The question is whether the work that role would do is work that a well-designed system could handle instead.

Most mid-sized companies never ask that question. The path of least resistance is to staff. Systems require design, time, someone who understands the work and can translate it into something a machine can execute. Hiring is faster to initiate. It feels more certain. The complexity is familiar.

The cost of this default compounds quietly over years.

The companies that are building toward a different answer are not firing people. They are making different decisions about where the next five roles go. They are looking at each new capacity need and asking whether it belongs in a headcount request or a system design. Some of the time, the answer is still headcount. But the question is being asked, and the answer is sometimes different.

That is the operational difference between an AI company and a software company with AI features.

The tools are not the decision. What you decide when work needs to get done is.

There is a test that is cleaner than any framing exercise. If you disappeared for a month, would the company continue to grow, handle clients, move things forward? Or would it hold its breath until you got back?

If the answer is hold its breath, the question of whether you are an AI company is premature. The more urgent question is whether the company has any systems at all, AI or otherwise, that function without constant human intervention at the center.

Most mid-sized companies do not. The CEO is still the infrastructure. Every decision of any consequence routes through one person, usually the person who built the thing and knows how it actually works. The company scaled the headcount but not the systems. Growth added complexity without adding structure.

That is the thing AI is most useful for in a company like this. Not replacing people. Replacing the CEO as the hidden infrastructure. Taking the judgment calls that route through one person because nobody ever built a system to handle them, and making them structural.

That is a different conversation than should we use AI. That is a conversation about how the company actually operates.

The investor question is a proxy for that conversation. When someone asks whether you are an AI company or a software company, what they are really asking is: are you building a business that operates, or a business that depends on people who operate it?

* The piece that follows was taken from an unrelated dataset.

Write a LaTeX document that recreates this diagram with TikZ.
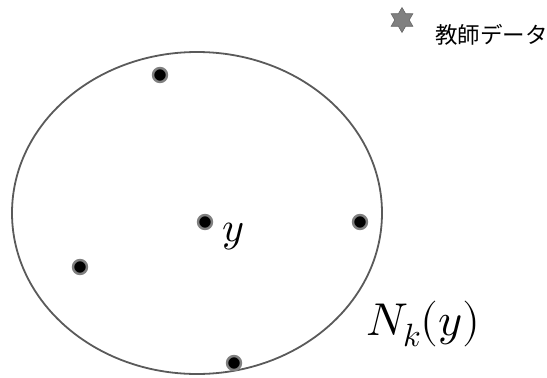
\documentclass[tikz,border=0pt]{standalone}
\usepackage{fontspec}
\usepackage{unicode-math}
\newfontfamily\jpfont{Noto Sans CJK JP}
\usepackage{tikz}
\usetikzlibrary{shapes.geometric, positioning}
\definecolor{rim}{RGB}{90,90,90}

\begin{document}
\begin{tikzpicture}[
    x=1pt, y=-1pt,
    pt/.style={circle, draw=gray, line width=2.4pt, fill=black, inner sep=0pt, minimum size=14pt},
    nb/.style={draw=rim, line width=1.8pt},
    lbl/.style={inner sep=0pt, anchor=base west},
    teacher/.style={star, star points=6, star point ratio=1.73, fill=gray, draw=gray!80!black, line width=0.6pt, inner sep=0pt, minimum size=25pt}
  ]
  \useasboundingbox (0,0) rectangle (547,378);
  % neighbourhood of y
  \node[nb, ellipse, minimum width=370pt, minimum height=322pt] (nbhd) at (197,213) {};
  \node[pt] (p1) at (160,75) {};
  \node[pt] (p0) at (205,222) {};
  \node[pt] (p2) at (360,222) {};
  \node[pt] (p3) at (80,267) {};
  \node[pt] (p4) at (234,363) {};
  \node[lbl, font=\fontsize{42}{42}\selectfont] (y) at (222,241) {$y$};
  \node[lbl, font=\fontsize{46}{46}\selectfont] (nk) at (366,335) {$N_k(y)$};
  % legend
  \node[teacher] (tstar) at (402,20) {};
  \node[inner sep=0pt, anchor=west, font=\jpfont\fontsize{22.5}{22.5}\selectfont] (tlabel) at (435,35) {教師データ};
\end{tikzpicture}
\end{document}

The honest answer for most companies right now is the second one. The CEO is the infrastructure. Key people are the infrastructure. If they leave, the knowledge leaves. If they are overloaded, the company slows. If the CEO is unavailable, the decision waits.

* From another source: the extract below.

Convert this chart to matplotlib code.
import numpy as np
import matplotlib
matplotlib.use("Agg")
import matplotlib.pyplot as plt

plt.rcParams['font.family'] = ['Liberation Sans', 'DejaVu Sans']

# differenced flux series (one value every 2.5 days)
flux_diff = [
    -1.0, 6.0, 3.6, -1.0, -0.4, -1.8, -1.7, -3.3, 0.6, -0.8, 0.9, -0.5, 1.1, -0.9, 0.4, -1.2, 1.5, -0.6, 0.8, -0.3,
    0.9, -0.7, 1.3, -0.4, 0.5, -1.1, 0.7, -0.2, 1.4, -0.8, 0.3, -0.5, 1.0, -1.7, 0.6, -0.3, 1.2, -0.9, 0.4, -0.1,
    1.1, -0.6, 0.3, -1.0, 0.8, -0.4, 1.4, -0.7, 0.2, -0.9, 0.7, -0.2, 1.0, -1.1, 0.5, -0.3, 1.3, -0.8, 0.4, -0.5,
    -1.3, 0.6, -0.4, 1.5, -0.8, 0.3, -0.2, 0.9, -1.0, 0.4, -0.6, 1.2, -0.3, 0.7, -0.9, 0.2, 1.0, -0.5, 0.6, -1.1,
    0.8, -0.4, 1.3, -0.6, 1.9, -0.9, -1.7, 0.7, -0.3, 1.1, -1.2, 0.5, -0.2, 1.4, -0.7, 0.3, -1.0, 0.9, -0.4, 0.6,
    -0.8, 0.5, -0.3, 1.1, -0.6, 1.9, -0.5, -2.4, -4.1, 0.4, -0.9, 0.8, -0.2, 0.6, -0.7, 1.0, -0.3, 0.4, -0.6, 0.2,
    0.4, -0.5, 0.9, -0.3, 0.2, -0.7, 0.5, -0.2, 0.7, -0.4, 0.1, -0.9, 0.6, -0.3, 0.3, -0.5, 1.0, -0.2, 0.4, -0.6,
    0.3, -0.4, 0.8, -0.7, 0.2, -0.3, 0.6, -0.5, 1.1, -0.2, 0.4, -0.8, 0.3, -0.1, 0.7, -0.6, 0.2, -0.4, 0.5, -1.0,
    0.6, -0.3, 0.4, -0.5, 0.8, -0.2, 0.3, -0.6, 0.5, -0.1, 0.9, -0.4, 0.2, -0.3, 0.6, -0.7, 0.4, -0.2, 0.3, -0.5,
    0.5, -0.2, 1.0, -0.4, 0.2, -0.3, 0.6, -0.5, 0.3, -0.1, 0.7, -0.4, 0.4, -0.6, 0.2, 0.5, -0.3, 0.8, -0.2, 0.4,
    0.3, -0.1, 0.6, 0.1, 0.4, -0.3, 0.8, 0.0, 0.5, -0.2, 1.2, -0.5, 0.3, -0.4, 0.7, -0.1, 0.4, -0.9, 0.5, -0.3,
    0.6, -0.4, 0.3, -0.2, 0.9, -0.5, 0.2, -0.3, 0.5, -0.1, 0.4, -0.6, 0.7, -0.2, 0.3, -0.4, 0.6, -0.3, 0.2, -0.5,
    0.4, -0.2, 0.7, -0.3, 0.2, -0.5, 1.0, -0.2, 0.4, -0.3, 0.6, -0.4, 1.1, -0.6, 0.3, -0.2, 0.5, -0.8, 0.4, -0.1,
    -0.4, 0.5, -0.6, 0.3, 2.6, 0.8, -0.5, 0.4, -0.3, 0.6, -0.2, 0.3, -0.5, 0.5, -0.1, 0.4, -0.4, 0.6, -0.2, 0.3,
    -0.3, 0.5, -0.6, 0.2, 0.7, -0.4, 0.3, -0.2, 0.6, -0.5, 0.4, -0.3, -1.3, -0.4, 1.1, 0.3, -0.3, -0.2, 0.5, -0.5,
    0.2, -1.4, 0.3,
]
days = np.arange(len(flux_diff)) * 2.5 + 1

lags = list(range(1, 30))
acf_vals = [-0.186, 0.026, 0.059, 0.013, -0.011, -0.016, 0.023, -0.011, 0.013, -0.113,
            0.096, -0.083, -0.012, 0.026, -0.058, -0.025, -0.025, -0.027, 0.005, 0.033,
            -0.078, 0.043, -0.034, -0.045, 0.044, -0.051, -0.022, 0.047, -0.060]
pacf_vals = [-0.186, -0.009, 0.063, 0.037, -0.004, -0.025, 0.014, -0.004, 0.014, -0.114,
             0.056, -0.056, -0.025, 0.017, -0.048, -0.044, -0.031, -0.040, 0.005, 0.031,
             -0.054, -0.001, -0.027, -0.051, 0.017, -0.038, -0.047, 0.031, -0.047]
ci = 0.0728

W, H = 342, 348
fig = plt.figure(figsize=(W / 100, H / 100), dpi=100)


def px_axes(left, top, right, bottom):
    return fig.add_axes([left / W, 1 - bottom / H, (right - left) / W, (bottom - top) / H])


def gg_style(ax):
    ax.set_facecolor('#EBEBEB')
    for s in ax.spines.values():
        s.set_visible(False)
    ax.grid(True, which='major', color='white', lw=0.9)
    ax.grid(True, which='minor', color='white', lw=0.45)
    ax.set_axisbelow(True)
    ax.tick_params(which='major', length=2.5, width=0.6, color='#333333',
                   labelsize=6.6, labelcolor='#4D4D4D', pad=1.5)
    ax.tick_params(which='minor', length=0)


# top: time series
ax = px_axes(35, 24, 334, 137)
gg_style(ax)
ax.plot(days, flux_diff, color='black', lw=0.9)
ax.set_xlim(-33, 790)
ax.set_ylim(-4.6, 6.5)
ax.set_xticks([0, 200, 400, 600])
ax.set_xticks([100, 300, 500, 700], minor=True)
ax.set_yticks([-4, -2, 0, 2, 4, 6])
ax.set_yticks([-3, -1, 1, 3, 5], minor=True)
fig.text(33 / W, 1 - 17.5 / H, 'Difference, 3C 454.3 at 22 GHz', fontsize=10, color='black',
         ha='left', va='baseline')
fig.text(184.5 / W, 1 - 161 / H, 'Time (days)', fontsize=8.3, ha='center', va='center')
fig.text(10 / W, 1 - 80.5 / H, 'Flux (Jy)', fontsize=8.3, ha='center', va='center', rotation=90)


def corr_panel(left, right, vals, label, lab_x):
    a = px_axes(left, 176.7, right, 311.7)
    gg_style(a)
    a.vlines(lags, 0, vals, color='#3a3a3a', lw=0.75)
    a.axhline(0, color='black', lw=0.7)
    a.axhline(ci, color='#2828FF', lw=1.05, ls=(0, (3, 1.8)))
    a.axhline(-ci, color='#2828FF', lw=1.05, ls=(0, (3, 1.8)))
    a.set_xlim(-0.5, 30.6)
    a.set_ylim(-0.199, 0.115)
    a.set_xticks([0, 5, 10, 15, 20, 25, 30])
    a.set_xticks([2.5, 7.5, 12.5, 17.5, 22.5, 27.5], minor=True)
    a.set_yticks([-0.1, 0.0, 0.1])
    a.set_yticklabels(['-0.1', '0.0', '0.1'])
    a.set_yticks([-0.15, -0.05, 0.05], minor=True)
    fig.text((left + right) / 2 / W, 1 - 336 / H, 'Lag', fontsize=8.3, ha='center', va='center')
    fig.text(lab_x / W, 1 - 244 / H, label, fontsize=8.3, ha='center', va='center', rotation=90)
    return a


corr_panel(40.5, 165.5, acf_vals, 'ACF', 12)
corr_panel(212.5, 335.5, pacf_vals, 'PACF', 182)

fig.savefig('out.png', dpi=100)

That is not sustainable at any scale. It was never really sustainable. What changed is the cost of the alternative.

Building systems used to require engineering teams and long timelines and specialized knowledge most mid-sized companies did not have access to. The barrier to building something real has dropped significantly. The question is no longer whether a company your size can afford to build systems. The question is whether you are going to keep choosing not to.

The investor question is coming. Boards are starting to ask versions of it. Clients are starting to ask versions of it. Competitors are starting to answer versions of it.

The version that matters most is the one you ask yourself, alone, after everyone else has gone home.

Are you building a company that runs because of what you built, or one that runs because of who you hired?